Aligning this Rubik’s cube of preferences is a near impossible task. It is made more complicated by the fact that the IMF sees cutting pension spending as the most reliable, perhaps only, way that Greece can reach its target of 3.5 percent of GDP primary surplus from 2018 onwards. This translates into a recurring reduction in expenditure on retirement pay of at least 3 percent of GDP.
For the reasons mentioned above, the government wants to avoid slashing existing pensions, concentrating instead on producing cost savings from other interventions (such as lowering replacement rates), while also raising social security contributions. The plan put forward by the government, and currently being examined by the institutions, does not seem to provide the long-term savings that the IMF is looking for.

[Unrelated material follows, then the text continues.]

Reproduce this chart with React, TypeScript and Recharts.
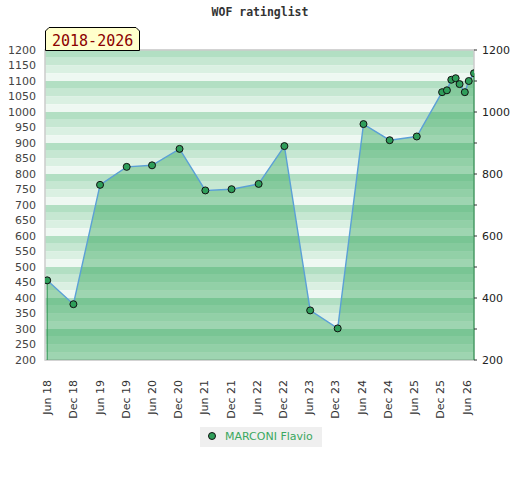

If the eurozone accepts this, then the IMF will be looking for the Europeans to make up the difference through debt relief. It is doubtful whether there is the appetite for this kind of relief for Greece within the eurozone.
The Greek government, meanwhile, will be loath to accept anything more drastic than what it has proposed. At last week’s Eurogroup, though, it was made clear to Finance Minister Euclid Tsakalotos that the IMF would have to be part of the programme, which is exactly what Greece signed up to last summer. This means that there is a real possibility of a Mexican standoff in the coming weeks, with Greece stuck in the middle and running out of money (sound familiar?). Maybe, though, the government will just dismiss this as another part of its long, slow march to change the balance of power in Europe.
You are suggesting that "the long and slow march" is Syriza related and that if we had another governing political party in Greece that the march would be "shorter and faster"?
Which part of Greece no longer having an independent government don't you understand?